■ STATED TASK
Drop every picture and give the entries back exactly.

■ MATERIAL PROVIDED
───

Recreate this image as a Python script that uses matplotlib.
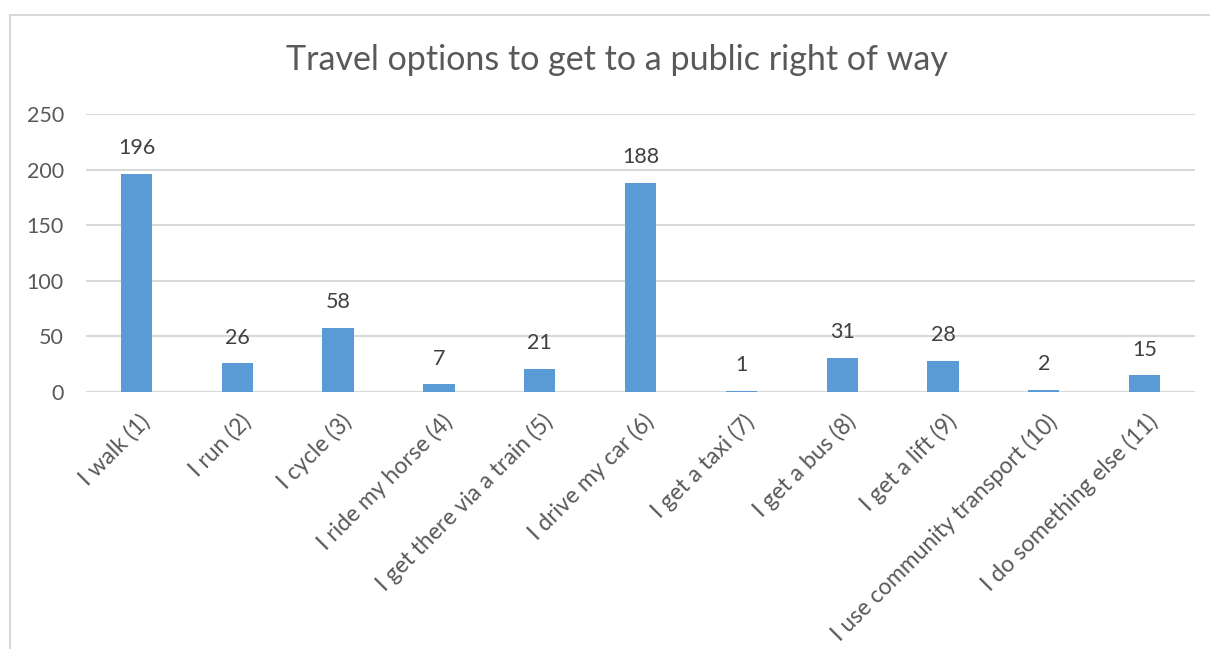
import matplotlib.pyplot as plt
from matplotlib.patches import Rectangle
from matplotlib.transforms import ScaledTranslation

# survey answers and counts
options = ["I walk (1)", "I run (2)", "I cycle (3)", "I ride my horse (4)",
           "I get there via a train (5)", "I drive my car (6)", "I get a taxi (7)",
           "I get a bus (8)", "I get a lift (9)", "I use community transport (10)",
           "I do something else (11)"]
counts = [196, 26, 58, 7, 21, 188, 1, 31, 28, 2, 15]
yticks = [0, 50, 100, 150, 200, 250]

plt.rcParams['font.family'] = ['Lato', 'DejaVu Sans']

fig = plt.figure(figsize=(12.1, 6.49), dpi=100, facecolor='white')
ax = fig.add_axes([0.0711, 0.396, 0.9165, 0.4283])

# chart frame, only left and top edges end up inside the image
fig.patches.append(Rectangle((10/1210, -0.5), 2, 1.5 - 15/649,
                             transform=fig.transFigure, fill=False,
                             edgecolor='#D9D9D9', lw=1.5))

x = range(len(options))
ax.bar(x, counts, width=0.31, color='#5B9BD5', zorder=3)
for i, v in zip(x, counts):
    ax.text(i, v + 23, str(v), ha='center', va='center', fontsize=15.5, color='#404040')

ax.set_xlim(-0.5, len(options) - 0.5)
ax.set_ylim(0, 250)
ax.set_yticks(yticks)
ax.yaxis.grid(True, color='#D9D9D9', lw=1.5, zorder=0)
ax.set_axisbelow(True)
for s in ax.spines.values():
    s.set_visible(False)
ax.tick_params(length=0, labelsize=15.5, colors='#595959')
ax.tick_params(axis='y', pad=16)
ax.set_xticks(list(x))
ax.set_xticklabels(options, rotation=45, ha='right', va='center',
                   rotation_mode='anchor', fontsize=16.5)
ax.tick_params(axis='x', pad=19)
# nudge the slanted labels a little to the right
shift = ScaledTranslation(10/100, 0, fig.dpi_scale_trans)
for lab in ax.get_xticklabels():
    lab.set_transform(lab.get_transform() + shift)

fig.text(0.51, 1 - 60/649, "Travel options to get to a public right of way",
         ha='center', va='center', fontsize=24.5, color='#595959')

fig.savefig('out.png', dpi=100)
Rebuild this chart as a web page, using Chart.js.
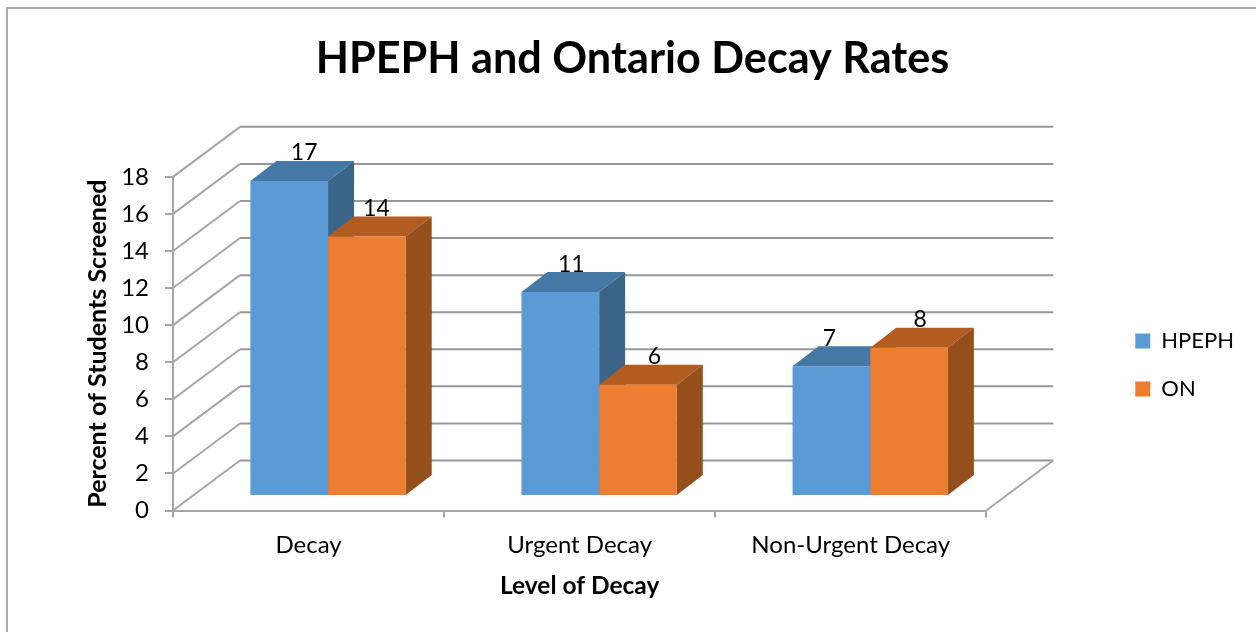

───

■ SOLVED PROBLEM
Recreate this image as a Python script that uses matplotlib.
import matplotlib.pyplot as plt
from matplotlib.patches import Rectangle
from matplotlib.transforms import ScaledTranslation

# survey answers and counts
options = ["I walk (1)", "I run (2)", "I cycle (3)", "I ride my horse (4)",
           "I get there via a train (5)", "I drive my car (6)", "I get a taxi (7)",
           "I get a bus (8)", "I get a lift (9)", "I use community transport (10)",
           "I do something else (11)"]
counts = [196, 26, 58, 7, 21, 188, 1, 31, 28, 2, 15]
yticks = [0, 50, 100, 150, 200, 250]

plt.rcParams['font.family'] = ['Lato', 'DejaVu Sans']

fig = plt.figure(figsize=(12.1, 6.49), dpi=100, facecolor='white')
ax = fig.add_axes([0.0711, 0.396, 0.9165, 0.4283])

# chart frame, only left and top edges end up inside the image
fig.patches.append(Rectangle((10/1210, -0.5), 2, 1.5 - 15/649,
                             transform=fig.transFigure, fill=False,
                             edgecolor='#D9D9D9', lw=1.5))

x = range(len(options))
ax.bar(x, counts, width=0.31, color='#5B9BD5', zorder=3)
for i, v in zip(x, counts):
    ax.text(i, v + 23, str(v), ha='center', va='center', fontsize=15.5, color='#404040')

ax.set_xlim(-0.5, len(options) - 0.5)
ax.set_ylim(0, 250)
ax.set_yticks(yticks)
ax.yaxis.grid(True, color='#D9D9D9', lw=1.5, zorder=0)
ax.set_axisbelow(True)
for s in ax.spines.values():
    s.set_visible(False)
ax.tick_params(length=0, labelsize=15.5, colors='#595959')
ax.tick_params(axis='y', pad=16)
ax.set_xticks(list(x))
ax.set_xticklabels(options, rotation=45, ha='right', va='center',
                   rotation_mode='anchor', fontsize=16.5)
ax.tick_params(axis='x', pad=19)
# nudge the slanted labels a little to the right
shift = ScaledTranslation(10/100, 0, fig.dpi_scale_trans)
for lab in ax.get_xticklabels():
    lab.set_transform(lab.get_transform() + shift)

fig.text(0.51, 1 - 60/649, "Travel options to get to a public right of way",
         ha='center', va='center', fontsize=24.5, color='#595959')

fig.savefig('out.png', dpi=100)
Rebuild this chart as a web page, using Chart.js.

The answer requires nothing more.